Individual GenPept proteins utilized by IEDB data are assigned to parent proteins from reference proteomes by sequence homology. These reference proteomes are graded by a star system that reflects the quality and completeness of each.
★★★ For some well-studied species UniProt provides reference proteomes that contain a full set of all proteins expressed by the species. For some bacterial species having inconsistent protein expression, additional proteins have been added to the reference proteome to create metaproteomes. These reference proteomes or metaproteomes are designated by three stars.
★★For other species that have been completely sequenced, UniProt provides complete proteomes. In addition, for some species expressing allergens, formal nomenclature designated by the International Union of Immunological Societies (IUIS) exits to describe these allergens. Complete proteomes that are not considered reference proteomes, or ones that contain formal IUIS allergen nomenclature for a subset of proteins, are designated by two stars.

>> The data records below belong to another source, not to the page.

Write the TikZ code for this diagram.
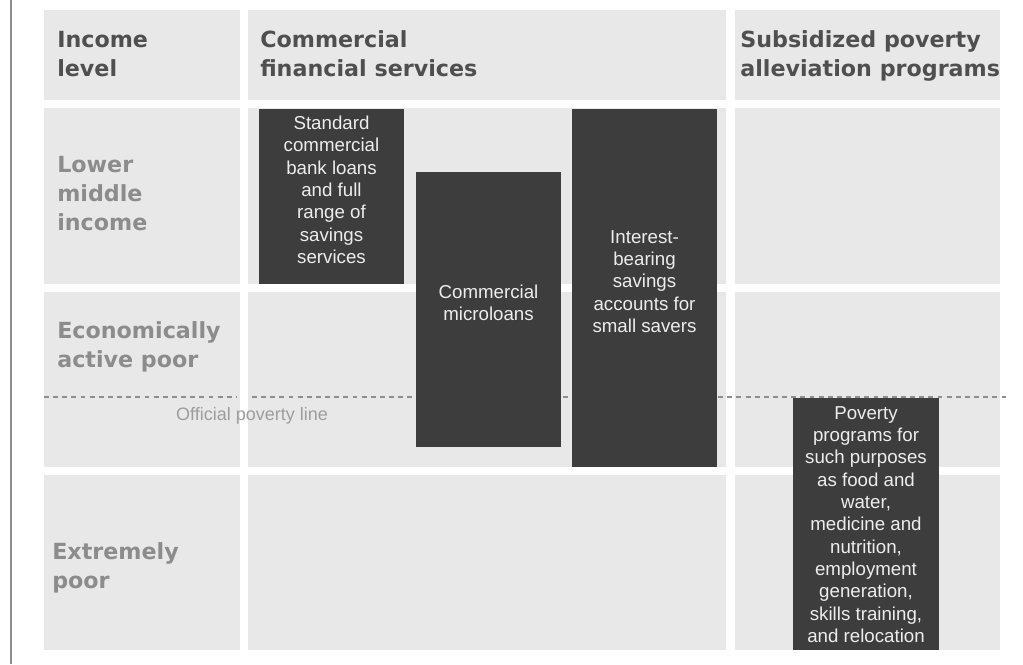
\documentclass[tikz,border=0pt]{standalone}
\usepackage{fontspec}
\setmainfont{Liberation Sans}
\newfontfamily\headfont{DejaVu Sans}
\usetikzlibrary{positioning,fit}
\definecolor{cellgray}{HTML}{E8E8E8}
\definecolor{boxgray}{HTML}{3D3D3D}
\definecolor{boxtext}{HTML}{EDEDED}
\definecolor{headgray}{HTML}{4F4F4F}
\definecolor{lvlgray}{HTML}{8C8C8C}
\definecolor{linegray}{HTML}{8E8E8E}

\begin{document}
\begin{tikzpicture}[x=0.025cm, y=-0.025cm,
    cell/.style={fill=cellgray},
    head/.style={anchor=base west,align=left,inner sep=0pt,text=headgray,font=\headfont\bfseries\fontsize{15.8}{20.6}\selectfont},
    lvl/.style={head,text=lvlgray},
    prog/.style={fill=boxgray,text=boxtext,align=center,inner sep=0pt,font=\fontsize{13.3}{15.9}\selectfont},
    povline/.style={linegray,line width=1.1pt,dash pattern=on 3.5pt off 3pt}]
  \useasboundingbox[fill=white] (0,0) rectangle (1023,664);
  \draw[linegray,line width=1.4pt] (11,0) -- (11,664);

  \foreach \xa/\xb in {44/240,248/726,735/1000}
    \foreach \ya/\yb in {10/100,108/284,292/467,475/650}
      \fill[cell] (\xa,\ya) rectangle (\xb,\yb);

  % base anchor sits on the last line
  \node[head] (income) at (57,76) {Income\\level};
  \node[head] (comm) at (260,76) {Commercial\\financial services};
  \node[head] (subs) at (740,76) {Subsidized poverty\\alleviation programs};

  \node[lvl] (lmi) at (57,230) {Lower\\middle\\income};
  \node[lvl] (eap) at (57,367) {Economically\\active poor};
  \node[lvl] (exp) at (52,588) {Extremely\\poor};

  \draw[povline] (44,397) -- (236,397);
  \draw[povline] (252,397) -- (1010,397);
  \node[anchor=base,inner sep=0pt,text=lvlgray!85,font=\fontsize{12.8}{15}\selectfont] (pline) at (252,420) {Official poverty line};

  \node[prog,fit={(259,109) (404,284)}] (std) {Standard\\commercial\\bank loans\\and full\\range of\\savings\\services};
  \node[prog,fit={(416,172) (561,447)}] (micro) {Commercial\\microloans\\[12pt]};
  \node[prog,fit={(572,109) (717,467)}] (save) {Interest-\\bearing\\savings\\accounts for\\small savers\\[18pt]};
  \node[prog,fit={(793,398) (939,650)}] (pov) {\\[-6pt]Poverty\\programs for\\such purposes\\as food and\\water,\\medicine and\\nutrition,\\employment\\generation,\\skills training,\\and relocation};
\end{tikzpicture}
\end{document}
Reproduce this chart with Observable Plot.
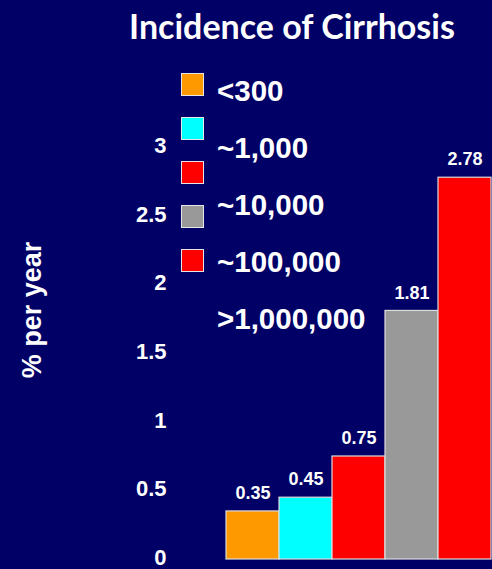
<!DOCTYPE html>
<html>
<head>
<meta charset="utf-8">
<script src="https://cdn.jsdelivr.net/npm/d3@7"></script>
<script src="https://cdn.jsdelivr.net/npm/@observablehq/plot@0.6"></script>
<style>
  html, body { margin: 0; padding: 0; background: #000066; }
  #wrap { position: relative; width: 492px; height: 569px; overflow: hidden; background: #000066; }
  #title { position: absolute; left: 0; width: 584px; top: 5px; text-align: center;
    font: bold 34px Lato, "Liberation Sans", sans-serif; color: #fff; white-space: nowrap; }
  #ylabel { position: absolute; left: 32px; top: 310px; transform: translate(-50%, -50%) rotate(-90deg);
    font: bold 27px "Liberation Sans", Arial, sans-serif; color: #fff; white-space: nowrap; }
  .sw { position: absolute; left: 181px; width: 21px; height: 21px; border: 1px solid #e6e6e6; }
  .lab { position: absolute; left: 217px; transform: translateY(-50%);
    font: bold 29.5px "Liberation Sans", Arial, sans-serif; color: #fff; white-space: nowrap; }
  svg { display: block; }
</style>
</head>
<body>
<div id="wrap">
  <div id="chart"></div>
  <div id="title">Incidence of Cirrhosis</div>
  <div id="ylabel">% per year</div>
  <div id="legend"></div>
</div>
<script>
// Population size groups and their yearly cirrhosis incidence (%)
const groups = ["<300", "~1,000", "~10,000", "~100,000", ">1,000,000"];
const incidence = [0.35, 0.45, 0.75, 1.81, 2.78];
const barColors = ["#FF9900", "#00FFFF", "#FF0000", "#999999", "#FF0000"];
const yTicks = [0, 0.5, 1, 1.5, 2, 2.5, 3];

const rows = groups.map((g, i) => ({group: g, value: incidence[i], color: barColors[i]}));

const chart = Plot.plot({
  width: 492,
  height: 569,
  marginLeft: 224,
  marginRight: 0,
  marginTop: 147,
  marginBottom: 10,
  style: {background: "#000066", color: "#fff", overflow: "visible"},
  x: {domain: groups, padding: 0, axis: null},
  y: {domain: [0, 3], ticks: yTicks, tickFormat: d => String(d), tickSize: 0, tickPadding: 58, label: null},
  marks: [
    Plot.barY(rows, {x: "group", y: "value", fill: "color", stroke: "#dcdcdc", strokeWidth: 1.2}),
    Plot.text(rows, {x: "group", y: "value", text: d => d.value.toFixed(2), dy: -18,
      fill: "#fff", fontSize: 18, fontWeight: "bold", fontFamily: "Liberation Sans, Arial, sans-serif"}),
    Plot.axisY({ticks: yTicks, tickFormat: d => String(d), tickSize: 0, tickPadding: 58, label: null, dy: -1.5,
      fontSize: 22, fontWeight: "bold", fontFamily: "Liberation Sans, Arial, sans-serif", fill: "#fff"})
  ]
});
document.getElementById("chart").appendChild(chart);

// Legend: swatches and labels stacked with their own spacing
const legend = document.getElementById("legend");
barColors.forEach((c, i) => {
  const s = document.createElement("div");
  s.className = "sw";
  s.style.top = (73 + i * 44) + "px";
  s.style.background = c;
  legend.appendChild(s);
});
groups.forEach((g, i) => {
  const t = document.createElement("div");
  t.className = "lab";
  t.style.top = (91 + i * 57) + "px";
  t.textContent = g;
  legend.appendChild(t);
});
</script>
</body>
</html>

★For some species, a proteome does not currently exist in UniProt, but GenBank provides a set of proteins representative of the species. These GenBank proteomes are designated by a single star.
☆For species that have no proteome in UniProt or GenBank, and no IUIS nomenclature, UniProt may still contain some records that can be used as parents. This case is designated with an unfilled star.
Species having no proteome in either UniProt or GenBank are designated by no stars.
Within each species’ proteome, individual “parent” proteins serve to group multiple distinct GenPept sequences. These GenPept entries are the “children” for each proteome protein in the Molecule Tree. This allows users to search IEDB data by selecting the parent protein from the reference proteome, rather than having to select each individual GenPept entry. The “parent” proteins within each proteome also use stars to denote the quality of information provided by each.
★★UniProt reviewed proteins or proteins having official IUIS allergen nomenclature have two stars.
★UniProt unreviewed proteins or proteins from GenBank have a single star.
☆ Nodes of the protein branch of the molecule tree containing GenPept and IEDB internal protein accessions having no homology to any protein within a reference proteome are designated with an unfilled star.
Organizational nodes, utilized by the Molecule tree to clarify the relationship between groups of similar proteins have no stars. An example of these nodes is “Immunoglobulin” used to group all immunoglobulin proteins from a single species.